An eclectic group of individuals would be one way to describe the Rural Resource Management MSc class of 1994/5 as we arrived for registration and induction. Split almost equally between those recently graduated and others kindly described as “mature” students, the group were drawn from backgrounds as diverse as archaeology to software engineering, office management to English literature, we even had a dentist, a solicitor and an environmental scientist on the course.

Our shared interest in environmental issues, the shock of having 35 contact hours per week and the lure of O’Shea’s soon eroded any potential barriers there may have been. With the sage-like Mike Alcock at the helm, the enthusiasm and diplomacy of Ian Harris and the ever efficient Shelagh O’Reilly to guide us on our first faltering steps in conservation and land management we soon felt like established members of a very select club.

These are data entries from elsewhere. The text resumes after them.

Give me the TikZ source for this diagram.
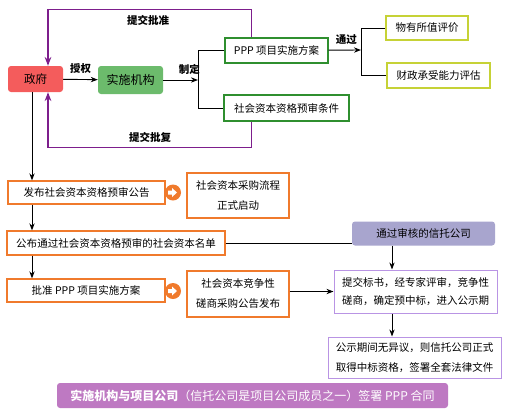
\documentclass[tikz,border=0pt]{standalone}
\usepackage{fontspec}
\setmainfont{Noto Sans CJK SC}
\usepackage{xcolor}
\usetikzlibrary{arrows.meta,positioning,calc}

\definecolor{govred}{HTML}{F45C5C}
\definecolor{orggreen}{HTML}{6CBB6C}
\definecolor{planline}{HTML}{2F8F2F}
\definecolor{limeline}{HTML}{C6D236}
\definecolor{orangeline}{HTML}{F07A2C}
\definecolor{trustfill}{HTML}{A8A5CE}
\definecolor{bidline}{HTML}{B994E4}
\definecolor{retline}{HTML}{7D1E8C}
\definecolor{signfill}{HTML}{BE79C2}

\begin{document}
\begin{tikzpicture}[
  x=1pt, y=-1pt,
  >=Stealth,
  every node/.style={font=\fontsize{10.5}{20}\selectfont},
  box/.style={draw, line width=1.2pt, align=center, inner sep=0pt},
  solid/.style={rounded corners=3pt, align=center, inner sep=0pt},
  greenbox/.style={box, draw=planline},
  limebox/.style={box, draw=limeline},
  orangebox/.style={box, draw=orangeline},
  violetbox/.style={box, draw=bidline, line width=1pt},
  lbl/.style={font=\bfseries\fontsize{10.5}{12}\selectfont},
  arr/.style={->, line width=0.9pt},
  ret/.style={->, line width=1.3pt, draw=retline},
  goicon/.style={circle, fill=orangeline, minimum size=16pt, inner sep=0pt}
]
\useasboundingbox (0,0) rectangle (510,416);

%--------------------------------------------------
% top: government and implementing agency
%--------------------------------------------------
\node[solid, fill=govred, minimum width=55pt, minimum height=26pt,
      font=\fontsize{11.5}{13}\selectfont] (gov) at (35.5,79) {政府};
\node[solid, fill=orggreen, minimum width=65pt, minimum height=28pt,
      font=\fontsize{12}{13}\selectfont] (org) at (130.5,80) {实施机构};

\node[greenbox, minimum width=103pt, minimum height=25pt] (plan) at (276.5,50.5) {PPP 项目实施方案};
\node[greenbox, minimum width=125pt, minimum height=26pt] (cond) at (286.5,108) {社会资本资格预审条件};

\node[limebox, minimum width=82pt, minimum height=24pt] (vfm) at (427,28) {物有所值评价};
\node[limebox, minimum width=103pt, minimum height=25pt] (afford) at (438.5,75.5) {财政承受能力评估};

\coordinate (j1) at (198,80);
\coordinate (j2) at (361,50);

\draw[arr] (gov) -- node[lbl, above=2pt] {授权} (org);
\draw[arr] (org) -- node[lbl, above=2pt, pos=0.75] {制定} (j1);
\draw[line width=0.9pt] (j1) |- (plan.west);
\draw[line width=0.9pt] (j1) |- (cond.west);

\draw[arr] (plan) -- node[lbl, above=2pt, pos=0.55] {通过} (j2);
\draw[line width=0.9pt] (j2) |- (vfm.west);
\draw[line width=0.9pt] (j2) |- (afford.west);

% return paths to government
\draw[ret] ([xshift=27pt]plan.north west) -- ++(0,-28) -| ([xshift=12.5pt]gov.north);
\draw[ret] ([xshift=28pt]cond.south west) -- ++(0,26) -| ([xshift=12.5pt]gov.south);
\node[lbl] (approveup) at (148,20) {提交批准};
\node[lbl] (replyup) at (150,137) {提交批复};

%--------------------------------------------------
% left column: procurement steps
%--------------------------------------------------
\node[orangebox, minimum width=157pt, minimum height=23pt] (notice) at (86.5,192.5) {发布社会资本资格预审公告};
\node[orangebox, minimum width=102pt, minimum height=45pt] (start) at (238,195.5) {社会资本采购流程\\正式启动};

\node[orangebox, minimum width=218pt, minimum height=24pt] (list) at (116,243) {公布通过社会资本资格预审的社会资本名单};

\node[orangebox, minimum width=158pt, minimum height=23pt] (approve) at (86,290.5) {批准 PPP 项目实施方案};
\node[orangebox, minimum width=102pt, minimum height=46pt] (consult) at (238,294) {社会资本竞争性\\磋商采购公告发布};

\node[goicon] (go1) at (173,192.5) {};
\node[goicon] (go2) at (173,291) {};
\fill[white] ([shift={(-5,-2)}]go1.center) -- ++(4,0) -- ++(0,-2.5) -- ++(5,4.5) -- ++(-5,4.5) -- ++(0,-2.5) -- ++(-4,0) -- cycle;
\fill[white] ([shift={(-5,-2)}]go2.center) -- ++(4,0) -- ++(0,-2.5) -- ++(5,4.5) -- ++(-5,4.5) -- ++(0,-2.5) -- ++(-4,0) -- cycle;

\coordinate (trunk) at (32,0);
\draw[arr] (trunk |- gov.south) -- (trunk |- notice.north);
\draw[arr] (trunk |- notice.south) -- (trunk |- list.north);
\draw[arr] (trunk |- list.south) -- (approve.north -| trunk);

%--------------------------------------------------
% right column: trust company
%--------------------------------------------------
\node[solid, fill=trustfill, minimum width=143pt, minimum height=24pt] (trust) at (423.5,233.5) {通过审核的信托公司};
\node[violetbox, minimum width=163pt, minimum height=43pt, font=\fontsize{10.5}{18}\selectfont] (bid) at (415.5,291.5)
  {提交标书，经专家评审，竞争性\\磋商，确定预中标，进入公示期};
\node[violetbox, minimum width=173pt, minimum height=41pt] (award) at (414.5,357.5)
  {公示期间无异议，则信托公司正式\\取得中标资格，签署全套法律文件};

\draw[line width=0.9pt] (list.east) -- (list.east -| trust.west);
\coordinate (spine) at (392,0);
\draw[arr] (spine |- trust.south) -- (spine |- bid.north);
\draw[arr] (spine |- bid.south) -- (spine |- award.north);
\draw[arr] (consult.east |- bid.west) -- (bid.west);

%--------------------------------------------------
% bottom: contract banner
%--------------------------------------------------
\node[solid, fill=signfill, text=white, minimum width=391pt, minimum height=25pt,
      font=\fontsize{12}{13}\selectfont] (sign) at (252.5,395.5)
  {\textbf{实施机构与项目公司}（信托公司是项目公司成员之一）签署 PPP 合同};

\end{tikzpicture}
\end{document}
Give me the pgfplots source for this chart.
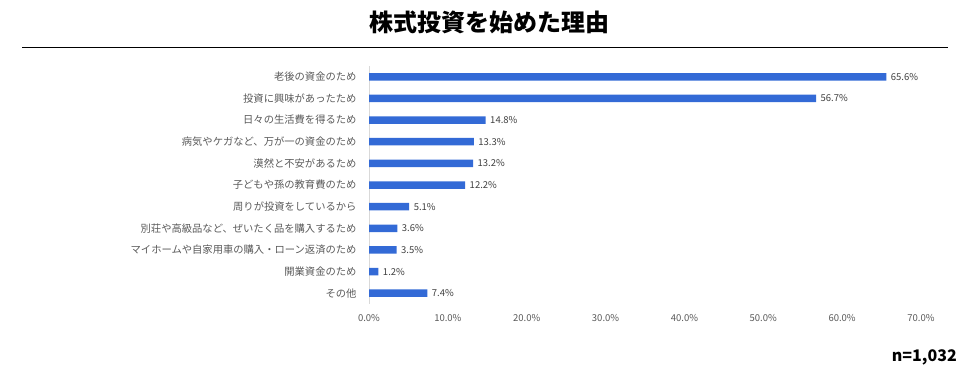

Shared experiences on early field exercises at upland farms, the dunes of Aberffraw and iron-age roundhouses on remote hilltops, all seemingly chosen for their exposure to the elements, further galvanized the group. It also seems to have developed a permanent, almost fetishistic, interest in outdoor clothing that persists to this day.

Spring brought a memorable group exercise which culminated in preparing individual land management plans of the Aber Valley plus countless other visits and exercises ranging from the dunes of Llanddwyn to heather moorland at Ysbyty Ifan. All of these led to hours of discussion in the cosy hostelries of Bangor followed by yet more hours in the confines of the IT room in the School.

One exercise that stands out for everyone is the trip to Bardsey Island. Memories of sitting on a hillside in the dark, listening to the return of Manx Shearwaters to their burrows or spotting medieval ridge and furrow in the shallow dawn light still manage to excite discussion.  The feeling of isolation yet being surrounded by people who care and who you care about was something special that none of us will ever forget. Ralph’s vin-chaud was pretty special too.

So here we are, 21 years later, having a reunion in Bangor, taking in some old haunts and still able to navigate the corridors of our old Department. We are now spread throughout the world, from Tregarth to New Zealand, with university and college lecturers, several successful environmental consultants, an artist, an environmental educator, managers in local government and a yacht club steward within our group. One thing that we still have in common though, is respect for our old lecturers and tutors whose passion, enthusiasm and knowledge convinced us all that we could make a difference.